“Dirty” Secret About Clean Wind Energy: It Doesn’t Reduce CO2 Emissions in EU, Yet     Print Email
Wednesday, 25 February 2009

The booming business in wind and new “renewables” has got Europe all fired up, especially Germany, a world leader in wind-energy production. Its promise is regularly touted in a blaze of publicity.

Indeed, the wind turbines and solar panels being manufactured and installed in Europe have created new jobs and may slightly ease European dependence on imported gas and other carbon fuels.

But what it is not doing – a fact kept away from publicity – is cutting the amount of CO2 emissions in Europe.

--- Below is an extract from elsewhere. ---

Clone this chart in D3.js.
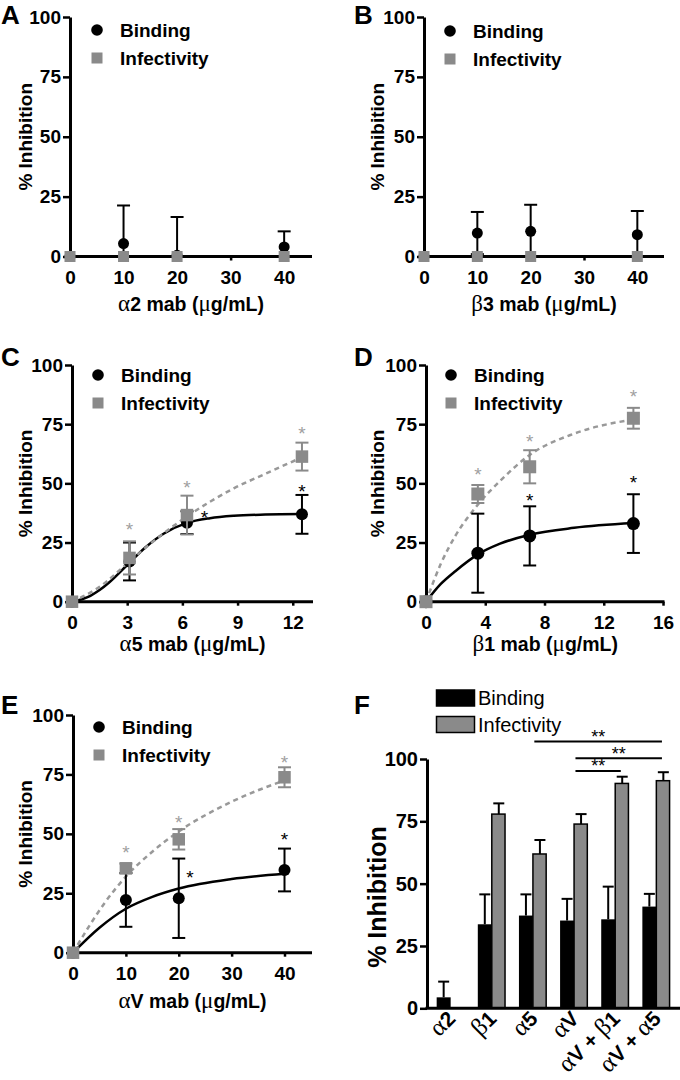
<!DOCTYPE html>
<html><head><meta charset="utf-8">
<script src="https://cdn.jsdelivr.net/npm/d3@7"></script>
<style>body{margin:0;background:#fff}svg{display:block}text{font-family:"Liberation Sans",Arial,sans-serif}</style>
</head><body><svg id="c" width="680" height="1080"></svg>
<script>
// ---------- DATA ----------
const yTicks = [0, 25, 50, 75, 100];
// Panel A (alpha2)
const doseA = [0, 10, 20, 40];
const bindA = [0, 5.4, 0.5, 4.0];
const bindErrA = [0, 15.9, 16.0, 6.5];
const infA = [0, 0, 0, 0];
const infErrA = [0, 0, 0, 0];
// Panel B (beta3)
const doseB = [0, 10, 20, 40];
const bindB = [0, 9.8, 10.5, 9.1];
const bindErrB = [0, 8.8, 11.1, 9.9];
const infB = [0, 0, 0, 0];
const infErrB = [0, 0, 0, 0];
// Panel C (alpha5)
const doseC = [0, 3.125, 6.25, 12.5];
const bindC = [0, 17, 33.4, 36.9];
const bindErrC = [0, 8, 4.8, 8.2];
const infC = [0, 18.5, 36.6, 61.3];
const infErrC = [0, 7, 8.2, 5.9];
const curveBindC = [[0,0],[1,2.5],[1.5,4.9],[2,8],[3,15.5],[4,23],[5,28.8],[6.25,33.3],[7.5,35.3],[8.8,36.3],[10.5,36.8],[12.5,37]];
const curveInfC = [[0,0],[1.5,6.3],[3.125,17],[4.5,26],[6.25,36],[8.8,47.9],[10.5,54],[12.5,61]];
const starsInfC = [[3.125,32.4],[6.25,50],[12.5,72.8]];
const starsBindC = [[7.2,37.3],[12.5,48.6]];
// Panel D (beta1)
const doseD = [0, 3.5, 7, 14];
const bindD = [0, 20.5, 27.8, 33];
const bindErrD = [0, 16.7, 12.5, 12.4];
const infD = [0, 45.5, 57, 77.5];
const infErrD = [0, 3.8, 7, 4.4];
const curveBindD = [[0,0],[1,7.5],[2,13],[3.5,20],[5,24.5],[7,28.3],[10,31.2],[14,33.2]];
const curveInfD = [[0,0],[1,16],[2,28],[3.5,41],[5,51],[7,62],[10,71],[14,77]];
const starsInfD = [[3.5,55.6],[7,69.7],[14,88.7]];
const starsBindD = [[7,44.6],[14,52.1]];
// Panel E (alphaV)
const doseE = [0, 10, 20, 40];
const bindE = [0, 22.2, 22.9, 34.8];
const bindErrE = [0, 11.3, 16.7, 9];
const infE = [0, 35.5, 47.7, 73.8];
const infErrE = [0, 2, 4.3, 4.2];
const curveBindE = [[0,0],[5,10.5],[10,18.5],[15,23.5],[20,27],[30,31],[40,33.2]];
const curveInfE = [[0,0],[3,11],[6,21],[10,32],[15,42.5],[20,51],[30,63.5],[40,72.5]];
const starsInfE = [[10,43.9],[20,56.5],[40,82]];
const starsBindE = [[22.1,33.4],[40,49.5]];
// Panel F (bars)
const catsF = ["α2", "β1", "α5", "αV", "αV + β1", "αV + α5"];
const bindF = [4.4, 33.7, 37.2, 35.2, 35.7, 40.8];
const bindErrF = [6.3, 12, 8.5, 8.7, 13.1, 5.1];
const infF = [0, 77.9, 61.9, 73.9, 90.2, 91.3];
const infErrF = [0, 4.3, 5.6, 4, 2.7, 3.4];
const sigFrom = ["α5", "αV", "αV"];
const sigTo = ["αV + α5", "αV + α5", "αV + β1"];
const sigLevel = [107, 100.3, 95.2];
const sigText = ["**", "**", "**"];

// ---------- DRAWING ----------
const svg = d3.select("#c");
const GRAY = "#8a8a8a", STARGRAY = "#a0a0a0";
const GREEK = /[αβμ]/;

function rich(sel, str, greekSize) {
  (str.match(/[αβμ]|[^αβμ]+/g) || []).forEach(p => {
    const t = sel.append("tspan").text(p);
    if (GREEK.test(p)) t.attr("font-family", "'Liberation Serif','DejaVu Serif',serif")
      .attr("font-weight", "normal").attr("font-size", greekSize);
  });
}

function styleAxis(a, fs) {
  a.select(".domain").attr("stroke", "#000").attr("stroke-width", 3);
  a.selectAll(".tick line").attr("stroke", "#000").attr("stroke-width", 2.5);
  a.selectAll(".tick text").attr("fill", "#000").attr("font-size", fs).attr("font-weight", "bold")
    .attr("font-family", "'Liberation Sans',Arial,sans-serif");
}

function letter(t, x, y) {
  svg.append("text").attr("x", x).attr("y", y).attr("font-size", 26).attr("font-weight", "bold").text(t);
}

function scatterPanel(o) {
  const x = d3.scaleLinear().domain(o.xDomain).range(o.xRange);
  const y = d3.scaleLinear().domain([0, 100]).range(o.yRange);
  const g = svg.append("g");
  const ya = g.append("g").attr("transform", `translate(${o.xRange[0]},0)`)
    .call(d3.axisLeft(y).tickValues(yTicks).tickSize(7).tickSizeOuter(0).tickPadding(2));
  styleAxis(ya, 19);
  const xa = g.append("g").attr("transform", `translate(0,${o.yRange[0]})`)
    .call(d3.axisBottom(x).tickValues(o.xTicks).tickSize(4).tickSizeOuter(0).tickPadding(10));
  styleAxis(xa, 19);
  xa.select(".domain").attr("d", `M${o.xRange[0]-1.5},0H${o.xRange[1]}`);
  const xl = g.append("text").attr("x", (o.xRange[0] + o.xRange[1]) / 2).attr("y", o.xLabelY)
    .attr("text-anchor", "middle").attr("font-size", 19.5).attr("font-weight", "bold");
  rich(xl, o.xLabel, 23);
  g.append("text").attr("transform", `translate(${o.yLabelX},${(o.yRange[0] + o.yRange[1]) / 2}) rotate(-90)`)
    .attr("text-anchor", "middle").attr("dy", "0.35em").attr("font-size", 19).attr("font-weight", "bold")
    .text("% Inhibition");
  const line = d3.line().x(d => x(d[0])).y(d => y(d[1])).curve(d3.curveMonotoneX);
  if (o.curveBind) g.append("path").datum(o.curveBind).attr("d", line).attr("fill", "none")
    .attr("stroke", "#000").attr("stroke-width", 2.5);
  if (o.curveInf) g.append("path").datum(o.curveInf).attr("d", line).attr("fill", "none")
    .attr("stroke", "#999").attr("stroke-width", 2.5).attr("stroke-dasharray", "5,4");
  function errs(vals, errsArr, color) {
    o.dose.forEach((d, i) => {
      const e = errsArr[i]; if (!e) return;
      const v = vals[i], top = v + e, bot = Math.max(0, v - e);
      const cx = x(d);
      g.append("line").attr("x1", cx).attr("x2", cx).attr("y1", y(top)).attr("y2", y(bot))
        .attr("stroke", color).attr("stroke-width", 2);
      g.append("line").attr("x1", cx - 6.5).attr("x2", cx + 6.5).attr("y1", y(top)).attr("y2", y(top))
        .attr("stroke", color).attr("stroke-width", 2);
      if (v - e > 0) g.append("line").attr("x1", cx - 6.5).attr("x2", cx + 6.5).attr("y1", y(bot)).attr("y2", y(bot))
        .attr("stroke", color).attr("stroke-width", 2);
    });
  }
  errs(o.bind, o.bindErr, "#000");
  g.selectAll(null).data(o.dose).enter().append("circle")
    .attr("cx", d => x(d)).attr("cy", (d, i) => y(o.bind[i])).attr("r", o.r).attr("fill", "#000");
  errs(o.inf, o.infErr, GRAY);
  g.selectAll(null).data(o.dose).enter().append("rect")
    .attr("x", d => x(d) - o.s / 2).attr("y", (d, i) => y(o.inf[i]) - o.s / 2)
    .attr("width", o.s).attr("height", o.s).attr("fill", GRAY);
  (o.starsInf || []).forEach(s => g.append("text").attr("x", x(s[0])).attr("y", y(s[1]) + 11)
    .attr("text-anchor", "middle").attr("font-size", 19).attr("fill", STARGRAY).text("*"));
  (o.starsBind || []).forEach(s => g.append("text").attr("x", x(s[0])).attr("y", y(s[1]) + 11)
    .attr("text-anchor", "middle").attr("font-size", 19).attr("fill", "#000").text("*"));
  const [lx, ly] = o.legend;
  g.append("circle").attr("cx", lx).attr("cy", ly).attr("r", 5.8).attr("fill", "#000");
  g.append("rect").attr("x", lx - 5.5).attr("y", ly + 28 - 5.5).attr("width", 11).attr("height", 11).attr("fill", GRAY);
  g.append("text").attr("x", lx + 23).attr("y", ly + 7).attr("font-size", 19).attr("font-weight", "bold").text("Binding");
  g.append("text").attr("x", lx + 23).attr("y", ly + 35).attr("font-size", 19).attr("font-weight", "bold").text("Infectivity");
  letter(o.letter, o.letterPos[0], o.letterPos[1]);
}

scatterPanel({letter: "A", letterPos: [1, 23.5], xDomain: [0, 45.2], xRange: [70, 312], yRange: [256.5, 17],
  xTicks: [0, 10, 20, 30, 40], xLabel: "α2 mab (μg/mL)", xLabelY: 311, yLabelX: 25, legend: [97, 30],
  dose: doseA, bind: bindA, bindErr: bindErrA, inf: infA, infErr: infErrA, r: 5.5, s: 11});
scatterPanel({letter: "B", letterPos: [354, 23.5], xDomain: [0, 45], xRange: [424, 664], yRange: [256.5, 17],
  xTicks: [0, 10, 20, 30, 40], xLabel: "β3 mab (μg/mL)", xLabelY: 311, yLabelX: 377, legend: [450, 31],
  dose: doseB, bind: bindB, bindErr: bindErrB, inf: infB, infErr: infErrB, r: 5.5, s: 11});
scatterPanel({letter: "C", letterPos: [1, 366], xDomain: [0, 13.1], xRange: [72, 313], yRange: [601.7, 365],
  xTicks: [0, 3, 6, 9, 12], xLabel: "α5 mab (μg/mL)", xLabelY: 651, yLabelX: 25, legend: [98, 375],
  dose: doseC, bind: bindC, bindErr: bindErrC, inf: infC, infErr: infErrC, r: 6, s: 12.5,
  curveBind: curveBindC, curveInf: curveInfC, starsInf: starsInfC, starsBind: starsBindC});
scatterPanel({letter: "D", letterPos: [354, 366], xDomain: [0, 16.1], xRange: [426, 664.5], yRange: [601.7, 365],
  xTicks: [0, 4, 8, 12, 16], xLabel: "β1 mab (μg/mL)", xLabelY: 651, yLabelX: 377, legend: [451, 375],
  dose: doseD, bind: bindD, bindErr: bindErrD, inf: infD, infErr: infErrD, r: 6.5, s: 13,
  curveBind: curveBindD, curveInf: curveInfD, starsInf: starsInfD, starsBind: starsBindD});
scatterPanel({letter: "E", letterPos: [1, 713.5], xDomain: [0, 45.2], xRange: [73, 312], yRange: [952.7, 715],
  xTicks: [0, 10, 20, 30, 40], xLabel: "αV mab (μg/mL)", xLabelY: 1008, yLabelX: 25, legend: [99, 727],
  dose: doseE, bind: bindE, bindErr: bindErrE, inf: infE, infErr: infErrE, r: 6, s: 12.5,
  curveBind: curveBindE, curveInf: curveInfE, starsInf: starsInfE, starsBind: starsBindE});

// ---------- Panel F ----------
(function () {
  const y = d3.scaleLinear().domain([0, 100]).range([1008.3, 759]);
  const xb = d3.scaleBand().domain(catsF).range([427, 680]).paddingInner(0.32).paddingOuter(0.235);
  const bw = xb.bandwidth(), hw = bw / 2;
  const g = svg.append("g");
  catsF.forEach((c, i) => {
    const x0 = xb(c);
    if (bindF[i] > 0) g.append("rect").attr("x", x0).attr("y", y(bindF[i])).attr("width", hw)
      .attr("height", y(0) - y(bindF[i])).attr("fill", "#000");
    if (infF[i] > 0) g.append("rect").attr("x", x0 + hw).attr("y", y(infF[i])).attr("width", hw - 0.75)
      .attr("height", y(0) - y(infF[i])).attr("fill", GRAY).attr("stroke", "#000").attr("stroke-width", 1.5);
    [[bindF[i], bindErrF[i], x0 + hw / 2], [infF[i], infErrF[i], x0 + hw * 1.5]].forEach(([v, e, cx]) => {
      if (!e || !v) return;
      g.append("line").attr("x1", cx).attr("x2", cx).attr("y1", y(v)).attr("y2", y(v + e))
        .attr("stroke", "#000").attr("stroke-width", 2);
      g.append("line").attr("x1", cx - 5.5).attr("x2", cx + 5.5).attr("y1", y(v + e)).attr("y2", y(v + e))
        .attr("stroke", "#000").attr("stroke-width", 2);
    });
  });
  const ya = g.append("g").attr("transform", "translate(427,0)")
    .call(d3.axisLeft(y).tickValues(yTicks).tickSize(7).tickSizeOuter(0).tickPadding(2));
  styleAxis(ya, 20);
  g.append("line").attr("x1", 425.5).attr("x2", 680).attr("y1", y(0)).attr("y2", y(0))
    .attr("stroke", "#000").attr("stroke-width", 3);
  catsF.forEach(c => {
    const t = g.append("text")
      .attr("transform", `translate(${xb(c) + hw + 6},1020) rotate(-45)`)
      .attr("text-anchor", "end").attr("font-size", 21).attr("font-weight", "bold");
    rich(t, c, 25);
  });
  g.append("text").attr("transform", "translate(377,897) rotate(-90)").attr("text-anchor", "middle")
    .attr("dy", "0.35em").attr("font-size", 25).attr("font-weight", "bold").text("% Inhibition");
  sigFrom.forEach((f, i) => {
    const x1 = xb(f) + bw * 0.55, x2 = xb(sigTo[i]) + bw * 0.7, ly = y(sigLevel[i]);
    g.append("line").attr("x1", x1).attr("x2", x2).attr("y1", ly).attr("y2", ly)
      .attr("stroke", "#000").attr("stroke-width", 2);
    g.append("text").attr("x", (x1 + x2) / 2).attr("y", ly + 1.5).attr("text-anchor", "middle")
      .attr("font-size", 18).text(sigText[i]);
  });
  [["Binding", "#000", 690], ["Infectivity", GRAY, 716.5]].forEach(([t, col, yy]) => {
    g.append("rect").attr("x", 436.5).attr("y", yy).attr("width", 38).attr("height", 16)
      .attr("fill", col).attr("stroke", "#000").attr("stroke-width", 1.5);
    g.append("text").attr("x", 478).attr("y", yy + 15).attr("font-size", 20).text(t);
  });
  letter("F", 354, 713.5);
})();
</script></body></html>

Why? Because EU policies are displacing the carbon emissions from the most industrialized member states to neighboring European countries through the emissions-trading scheme set up by the European Commissions, according to evidence collected by the German Greens and leaked to Spiegel magazine. As things stand now with this “cap and trade” system, ceilings on total CO2 emissions are set on a country-by-country basis for each sector such as utilities, industrial manufacturing etc. So far, these ceilings are not being ratcheted down, no matter how many turbines or solar panels go up. The result is that, as wind power displaces some use of coal-burning power plants in Germany, the utilities which own “emissions certificates” for their energy-generating turbines have permits that they don’t need anymore. They can proceed to sell their unused certificates to countries such as Poland or Romania, enabling them to rely even more heavily on coal-fired plants without breaching their own national emissions ceilings because they have extra permits entitling them to emit more CO2.

Spiegel noted that politicians in Berlin shun any mention of this practice because they want Germany to continue basking in its reputation as the world leader in renewable energy.